» **Your instructions**: Repeat each record below exactly as given.

» **Input data**:
--------

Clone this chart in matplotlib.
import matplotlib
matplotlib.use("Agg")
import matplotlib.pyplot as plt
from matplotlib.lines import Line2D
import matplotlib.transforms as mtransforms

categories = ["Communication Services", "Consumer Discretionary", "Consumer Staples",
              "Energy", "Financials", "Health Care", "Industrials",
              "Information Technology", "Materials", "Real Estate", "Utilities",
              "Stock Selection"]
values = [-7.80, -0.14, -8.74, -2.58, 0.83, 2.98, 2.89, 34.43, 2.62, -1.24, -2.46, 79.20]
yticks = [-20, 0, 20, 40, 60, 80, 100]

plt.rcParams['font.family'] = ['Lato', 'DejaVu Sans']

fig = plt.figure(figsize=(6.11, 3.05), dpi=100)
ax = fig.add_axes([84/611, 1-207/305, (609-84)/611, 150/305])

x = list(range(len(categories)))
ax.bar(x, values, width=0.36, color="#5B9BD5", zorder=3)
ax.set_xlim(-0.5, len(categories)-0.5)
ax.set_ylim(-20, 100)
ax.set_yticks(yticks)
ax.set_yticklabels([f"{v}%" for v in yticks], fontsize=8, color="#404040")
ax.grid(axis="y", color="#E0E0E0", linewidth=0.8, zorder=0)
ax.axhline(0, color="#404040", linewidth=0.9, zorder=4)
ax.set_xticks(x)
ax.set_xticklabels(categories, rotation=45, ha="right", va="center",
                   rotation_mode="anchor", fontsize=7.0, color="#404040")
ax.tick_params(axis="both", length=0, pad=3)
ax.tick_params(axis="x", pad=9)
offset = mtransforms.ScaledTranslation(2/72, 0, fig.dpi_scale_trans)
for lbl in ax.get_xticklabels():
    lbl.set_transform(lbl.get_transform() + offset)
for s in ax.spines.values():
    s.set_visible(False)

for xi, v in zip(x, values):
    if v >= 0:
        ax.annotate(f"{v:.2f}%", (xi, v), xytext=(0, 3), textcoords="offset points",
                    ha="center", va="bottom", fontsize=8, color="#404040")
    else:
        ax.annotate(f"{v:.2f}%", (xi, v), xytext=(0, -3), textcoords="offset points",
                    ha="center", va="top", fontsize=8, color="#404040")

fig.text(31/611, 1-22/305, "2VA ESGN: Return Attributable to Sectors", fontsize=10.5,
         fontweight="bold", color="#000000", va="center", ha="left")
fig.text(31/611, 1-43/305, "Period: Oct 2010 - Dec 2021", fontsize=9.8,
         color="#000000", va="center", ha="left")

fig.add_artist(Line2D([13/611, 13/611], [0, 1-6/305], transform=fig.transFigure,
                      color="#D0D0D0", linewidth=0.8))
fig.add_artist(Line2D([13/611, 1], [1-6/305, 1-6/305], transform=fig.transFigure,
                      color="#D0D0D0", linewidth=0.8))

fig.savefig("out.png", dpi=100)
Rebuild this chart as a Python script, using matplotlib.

--------

» **The reply**:
Clone this chart in matplotlib.
import matplotlib
matplotlib.use("Agg")
import matplotlib.pyplot as plt
from matplotlib.lines import Line2D
import matplotlib.transforms as mtransforms

categories = ["Communication Services", "Consumer Discretionary", "Consumer Staples",
              "Energy", "Financials", "Health Care", "Industrials",
              "Information Technology", "Materials", "Real Estate", "Utilities",
              "Stock Selection"]
values = [-7.80, -0.14, -8.74, -2.58, 0.83, 2.98, 2.89, 34.43, 2.62, -1.24, -2.46, 79.20]
yticks = [-20, 0, 20, 40, 60, 80, 100]

plt.rcParams['font.family'] = ['Lato', 'DejaVu Sans']

fig = plt.figure(figsize=(6.11, 3.05), dpi=100)
ax = fig.add_axes([84/611, 1-207/305, (609-84)/611, 150/305])

x = list(range(len(categories)))
ax.bar(x, values, width=0.36, color="#5B9BD5", zorder=3)
ax.set_xlim(-0.5, len(categories)-0.5)
ax.set_ylim(-20, 100)
ax.set_yticks(yticks)
ax.set_yticklabels([f"{v}%" for v in yticks], fontsize=8, color="#404040")
ax.grid(axis="y", color="#E0E0E0", linewidth=0.8, zorder=0)
ax.axhline(0, color="#404040", linewidth=0.9, zorder=4)
ax.set_xticks(x)
ax.set_xticklabels(categories, rotation=45, ha="right", va="center",
                   rotation_mode="anchor", fontsize=7.0, color="#404040")
ax.tick_params(axis="both", length=0, pad=3)
ax.tick_params(axis="x", pad=9)
offset = mtransforms.ScaledTranslation(2/72, 0, fig.dpi_scale_trans)
for lbl in ax.get_xticklabels():
    lbl.set_transform(lbl.get_transform() + offset)
for s in ax.spines.values():
    s.set_visible(False)

for xi, v in zip(x, values):
    if v >= 0:
        ax.annotate(f"{v:.2f}%", (xi, v), xytext=(0, 3), textcoords="offset points",
                    ha="center", va="bottom", fontsize=8, color="#404040")
    else:
        ax.annotate(f"{v:.2f}%", (xi, v), xytext=(0, -3), textcoords="offset points",
                    ha="center", va="top", fontsize=8, color="#404040")

fig.text(31/611, 1-22/305, "2VA ESGN: Return Attributable to Sectors", fontsize=10.5,
         fontweight="bold", color="#000000", va="center", ha="left")
fig.text(31/611, 1-43/305, "Period: Oct 2010 - Dec 2021", fontsize=9.8,
         color="#000000", va="center", ha="left")

fig.add_artist(Line2D([13/611, 13/611], [0, 1-6/305], transform=fig.transFigure,
                      color="#D0D0D0", linewidth=0.8))
fig.add_artist(Line2D([13/611, 1], [1-6/305, 1-6/305], transform=fig.transFigure,
                      color="#D0D0D0", linewidth=0.8))

fig.savefig("out.png", dpi=100)
Rebuild this chart as a Python script, using matplotlib.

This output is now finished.